Stephanie Richardson solidified her position with a win in the 800 free. For larger 64k photo click on image. Photo © Marco Chiesa

In another refreshing burst of emotion, local spectators went wild when Hugues Legault of SAMAK won the 50 freestyle, earning a conditional spot on the team. A student in mechanical engineering, 22 year-old Legault led after 30 metres and made the COA standard, touching in 23.26. Dean Kondziolka finished a heartbreaking second in 23.36; no doubt the fiasco of the 1992 Trials will haunt him forever. Robert Braknis was third (23.50) while Stephen Clarke gave it a last stab and finished fifth (23.69).

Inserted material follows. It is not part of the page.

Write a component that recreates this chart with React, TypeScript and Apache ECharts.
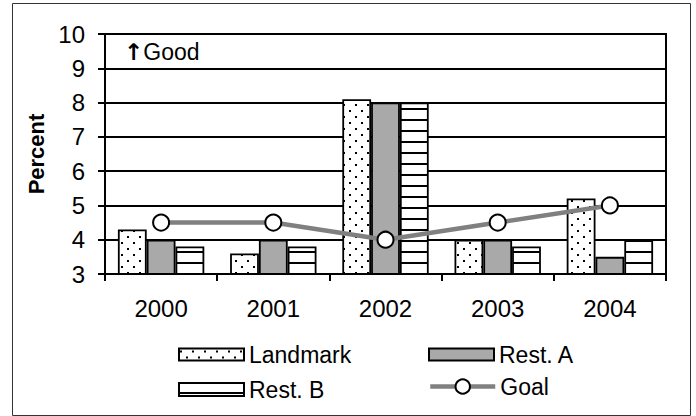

Now Legault has the choice of crossing his fingers that no one gets up between now and the cut-off date to bump him off the team by making the faster FINA standard (22.9), or of gettting up himself and trying again (and again?) to make his qualification definite.

1996 will be remembered as Joanne Malar's year; the 20-year-old Kinesiology student continued her gold medal streak in the women's 200 backstroke, getting under the COA standard of 2:16.24. She was challenged at the 100 by Suzanne Weckend of Victoria and Cynthia Graton of Laval, but soon pulled ahead to claim her fourth win and Olympic qualification of the Trials in 2:15.53. Julie Howard was second in 2:16.59, a personal best time, while Amanda Marin of Regina was third in 2:16.73.

Best bet in Atlanta, I.M. specialist Curtis Myden. For larger 64k photo click on image. Photo © Marco Chiesa

The evening ended on a high note as Curtis Myden did not let the wave of criticism for the men's team get to him. Having prequalified in the 400 he was able to focus completely on the 200 IM. He came through with a very strong swim and his second qualification for Atlanta, posting a time that places him third in the world so far this year (2:02.32). "I felt pretty good," he said, "but a little heavy at the end. I know there is lots of room for improvement and I can be a lot faster." His teammate Mark Versfeld of Fort McMurray gave him a great race, finishing second in 2:03.84, just over the FINA standard of 2:03.72.